Monday
Sep. 30, 2013
Dog Dreaming
The paws twitch in a place of chasing
Where the whimper of this seeming-gentle creature
Rings out terrible, chasing tigers. The fields
Are licking like torches, full of running,
Laced odors, bones stalking, tushed leaps.
So little that is tamed, yet so much
That you would find deeply familiar there.
You are there often, your very eyes,
The unfathomable knowledge behind your face,
The mystery of your will, appraising.
Such carnage and triumph; standing there
Strange even to yourself, and loved, and only
A sleeping beast knows who you are.
It's the birthday of American writer Truman Capote (books by this author), born in New Orleans (1924). Even as a child, Capote wanted to become famous. He moved with his mother to New York City and applied to the prestigious Trinity School. He was given an IQ test as an entrance exam, and he scored 215, the highest in the school's history. Capote said: "I was having 50 perceptions a minute to everyone else's five. I always felt nobody was going to understand me, going to understand what I felt about things. I guess that's why I started writing."
It's the birthday of the former poet laureate of the United States: W.S. Merwin (books by this author) born in New York City on this day in 1927 and raised in Union City, New Jersey. He won the 1971 Pulitzer Prize for his collection The Carrier of Ladders and the 2009 Pulitzer Prize for The Shadow of Sirius (published in 2008). He also won the 2005 National Book Award for Migration: New and Selected Poems.
He started writing poems when he was four or five years old, he said — at first, they were mostly hymns to give to his father, a Presbyterian minister. He studied literature and Romance languages at Princeton, gained the admiring attention of W.H. Auden, and published his first book of poems, A Mask for Janus, the year he turned 25.
He wrote plays for the Poets' Theatre in Cambridge, Massachusetts, edited poetry for The Nation, and translated a lot of other people's poetry.
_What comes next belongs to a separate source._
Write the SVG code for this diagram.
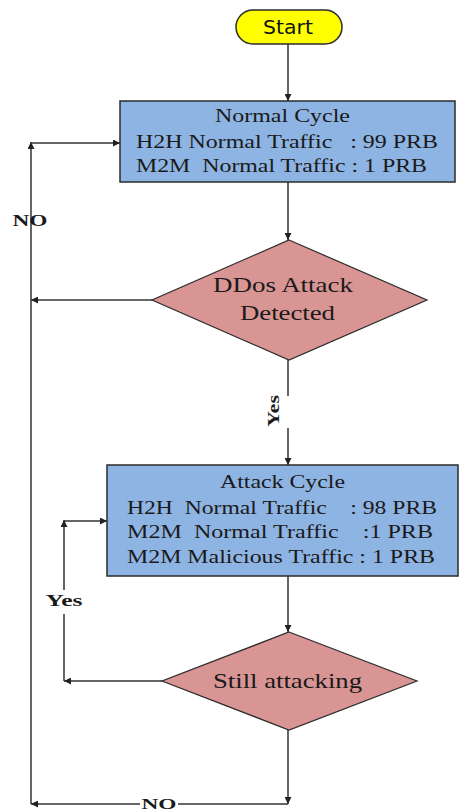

He has translated verse from French and Spanish and Italian and Portuguese and Latin, and also from Yiddish and Japanese and Sanskrit. He translated Dante's Purgatorio and works by Pablo Neruda.
He said: "I think there's a kind of desperate hope built into poetry now that one really wants, hopelessly, to save the world. One is trying to say everything that can be said for the things that one loves while there's still time."
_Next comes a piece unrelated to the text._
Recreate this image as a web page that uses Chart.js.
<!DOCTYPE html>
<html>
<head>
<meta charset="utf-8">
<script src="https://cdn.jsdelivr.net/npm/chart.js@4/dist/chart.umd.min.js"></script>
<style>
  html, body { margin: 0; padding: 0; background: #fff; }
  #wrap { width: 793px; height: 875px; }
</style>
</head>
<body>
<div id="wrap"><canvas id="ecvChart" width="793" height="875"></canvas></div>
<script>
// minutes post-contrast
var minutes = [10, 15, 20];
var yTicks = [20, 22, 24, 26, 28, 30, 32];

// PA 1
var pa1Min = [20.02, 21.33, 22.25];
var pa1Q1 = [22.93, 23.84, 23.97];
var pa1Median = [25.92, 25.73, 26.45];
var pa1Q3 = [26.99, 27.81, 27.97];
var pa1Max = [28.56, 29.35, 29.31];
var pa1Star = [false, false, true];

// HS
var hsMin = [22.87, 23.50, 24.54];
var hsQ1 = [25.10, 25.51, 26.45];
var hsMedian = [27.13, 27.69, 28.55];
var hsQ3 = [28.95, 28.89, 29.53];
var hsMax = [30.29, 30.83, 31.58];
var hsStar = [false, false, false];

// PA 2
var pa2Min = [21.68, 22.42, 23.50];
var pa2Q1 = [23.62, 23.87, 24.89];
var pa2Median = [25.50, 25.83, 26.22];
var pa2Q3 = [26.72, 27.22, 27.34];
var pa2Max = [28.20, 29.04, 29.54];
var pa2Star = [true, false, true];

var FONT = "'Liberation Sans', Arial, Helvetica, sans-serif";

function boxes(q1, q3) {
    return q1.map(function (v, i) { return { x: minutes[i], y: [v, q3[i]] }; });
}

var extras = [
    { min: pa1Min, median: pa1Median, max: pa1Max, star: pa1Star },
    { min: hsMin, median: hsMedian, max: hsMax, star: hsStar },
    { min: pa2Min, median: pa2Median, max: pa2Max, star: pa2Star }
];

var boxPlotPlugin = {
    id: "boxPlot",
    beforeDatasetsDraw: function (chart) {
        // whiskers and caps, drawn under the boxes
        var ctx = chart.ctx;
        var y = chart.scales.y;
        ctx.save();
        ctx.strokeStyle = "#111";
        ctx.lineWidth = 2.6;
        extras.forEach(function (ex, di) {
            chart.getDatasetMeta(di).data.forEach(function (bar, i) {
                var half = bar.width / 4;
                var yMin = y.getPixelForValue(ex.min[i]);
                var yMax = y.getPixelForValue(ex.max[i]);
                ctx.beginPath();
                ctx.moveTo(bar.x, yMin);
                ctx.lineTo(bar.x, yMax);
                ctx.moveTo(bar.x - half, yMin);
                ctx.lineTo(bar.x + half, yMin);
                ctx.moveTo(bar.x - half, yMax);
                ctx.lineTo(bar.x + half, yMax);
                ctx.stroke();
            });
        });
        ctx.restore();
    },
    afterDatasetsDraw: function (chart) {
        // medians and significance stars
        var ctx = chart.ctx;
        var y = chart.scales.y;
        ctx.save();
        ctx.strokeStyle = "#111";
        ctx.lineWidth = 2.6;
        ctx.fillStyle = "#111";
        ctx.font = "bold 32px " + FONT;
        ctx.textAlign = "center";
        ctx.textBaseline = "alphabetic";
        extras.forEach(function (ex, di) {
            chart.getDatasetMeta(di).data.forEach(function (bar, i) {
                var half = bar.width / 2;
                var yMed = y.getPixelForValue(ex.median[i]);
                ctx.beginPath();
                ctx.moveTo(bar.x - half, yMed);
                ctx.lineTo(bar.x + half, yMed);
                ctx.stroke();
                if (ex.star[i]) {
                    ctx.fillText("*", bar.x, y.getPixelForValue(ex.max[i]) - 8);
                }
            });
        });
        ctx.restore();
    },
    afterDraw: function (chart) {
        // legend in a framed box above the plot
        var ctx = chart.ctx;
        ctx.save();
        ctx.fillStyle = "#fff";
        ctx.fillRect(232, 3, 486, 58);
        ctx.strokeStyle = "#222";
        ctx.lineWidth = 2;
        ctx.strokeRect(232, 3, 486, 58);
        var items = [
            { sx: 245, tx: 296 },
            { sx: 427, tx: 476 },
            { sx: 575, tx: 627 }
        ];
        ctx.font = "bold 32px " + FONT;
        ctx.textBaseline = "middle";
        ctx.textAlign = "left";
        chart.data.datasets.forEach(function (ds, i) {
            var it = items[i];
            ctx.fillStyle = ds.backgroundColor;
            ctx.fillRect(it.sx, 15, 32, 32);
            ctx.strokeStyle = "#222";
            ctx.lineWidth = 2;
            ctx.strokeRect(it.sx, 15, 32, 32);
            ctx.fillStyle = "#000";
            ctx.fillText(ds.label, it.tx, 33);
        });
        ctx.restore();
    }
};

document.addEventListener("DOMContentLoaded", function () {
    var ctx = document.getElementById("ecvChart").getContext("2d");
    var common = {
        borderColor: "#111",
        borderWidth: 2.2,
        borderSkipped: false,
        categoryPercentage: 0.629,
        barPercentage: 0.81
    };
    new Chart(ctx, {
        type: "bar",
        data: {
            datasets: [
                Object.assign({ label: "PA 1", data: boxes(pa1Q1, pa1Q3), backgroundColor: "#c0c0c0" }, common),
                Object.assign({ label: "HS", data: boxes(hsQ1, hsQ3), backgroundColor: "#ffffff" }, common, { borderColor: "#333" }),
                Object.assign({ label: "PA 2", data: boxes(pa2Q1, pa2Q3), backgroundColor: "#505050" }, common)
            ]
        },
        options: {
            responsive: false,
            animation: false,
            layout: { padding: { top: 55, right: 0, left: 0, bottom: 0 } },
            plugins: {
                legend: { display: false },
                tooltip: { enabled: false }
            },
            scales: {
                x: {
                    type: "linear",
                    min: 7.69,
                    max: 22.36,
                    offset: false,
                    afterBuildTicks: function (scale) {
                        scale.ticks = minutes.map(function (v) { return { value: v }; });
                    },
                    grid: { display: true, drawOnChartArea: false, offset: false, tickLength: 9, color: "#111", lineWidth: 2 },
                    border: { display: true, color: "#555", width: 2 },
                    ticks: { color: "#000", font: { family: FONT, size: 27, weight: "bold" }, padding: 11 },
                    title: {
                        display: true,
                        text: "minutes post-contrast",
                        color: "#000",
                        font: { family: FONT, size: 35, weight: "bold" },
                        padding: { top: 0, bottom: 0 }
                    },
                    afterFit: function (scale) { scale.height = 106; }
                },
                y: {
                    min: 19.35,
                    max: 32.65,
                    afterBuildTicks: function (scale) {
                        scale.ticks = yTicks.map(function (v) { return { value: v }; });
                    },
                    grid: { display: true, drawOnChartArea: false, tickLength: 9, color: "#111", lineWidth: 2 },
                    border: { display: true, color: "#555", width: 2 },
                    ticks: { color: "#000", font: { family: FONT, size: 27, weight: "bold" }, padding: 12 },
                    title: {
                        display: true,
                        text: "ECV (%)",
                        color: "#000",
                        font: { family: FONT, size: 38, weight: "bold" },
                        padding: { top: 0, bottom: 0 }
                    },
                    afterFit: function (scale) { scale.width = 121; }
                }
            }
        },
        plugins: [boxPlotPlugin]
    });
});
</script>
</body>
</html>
On this date in 1791, Mozart's opera The Magic Flute premiered in Vienna. It opened at the Freihaus-Theater auf der Wieden, which was — for all intents and purposes — out in the suburbs. It was a 20-minute walk from Mozart's apartments, and it was surrounded by tenements. The theater, and the troupe that performed there, attracted a less sophisticated audience than other, more traditional venues. Technically speaking, The Magic Flute is a Singspiel, which is similar to the musical theater we're familiar with today. It includes some spoken dialogue rather than operatic recitatives, and the music is easier to sing. It's also written in German, a language considered too lowbrow for "serious" opera.
The libretto was written by Emanuel Schikaneder, who was also the leader of the troupe and played Papageno in the production. Late in the spring of 1791, Schikaneder asked Mozart to compose the music for his Singspiel. Even though Mozart was, by this time, very ill, and also at work on another opera, he agreed. He finished the overture just two days before the premiere. The plot is a hodgepodge: part slapstick comedy, part allegory of the struggle between the repression of knowledge and the ideals of the Enlightenment. Schikaneder and Mozart were both Freemasons, and the libretto is full of Masonic symbolism. Even the score contains Masonic elements: the repeated three chords in the overture are meant to represent an initiate's three knocks on the temple doors. It's been called Mozart's "own spiritual will and testament."
Schikaneder wasn't interested in penning a masterpiece; he was a businessman, and he just wanted to fill the seats. But the musical score more than makes up for any of the book's shortcomings. Mozart's skill and versatility enabled him to compose music that fit all the chaotic and contradictory plot elements and yet still hung together as a cohesive whole. He tailored the music for the members of the troupe who would be performing it. His sister-in-law, Josepha Hofer, played the role of the Queen of the Night. She was an accomplished singer, and Mozart's music for that character was very challenging to perform. However, he was aware of the limitations of many of the other singers, and he propped them up with the orchestra as much as possible.
There weren't any reviews of the opening performance, but it was well attended by a cross section of Viennese society even on its first night; Schikaneder staged it nearly every night in October. Mozart was really fond of The Magic Flute and attended nearly every performance of it until his death just over two months after the premiere. He was very proud of its reception, and although he was gravely ill, it buoyed his spirits to attend the performances with family and friends. He wrote to his wife, Constanze, about the numerous encores that were called for. "But what always gives me the most pleasure is the silent approval!" he wrote. "You can see how this opera is becoming more and more esteemed." Today, it's one of the three most performed operas in the world.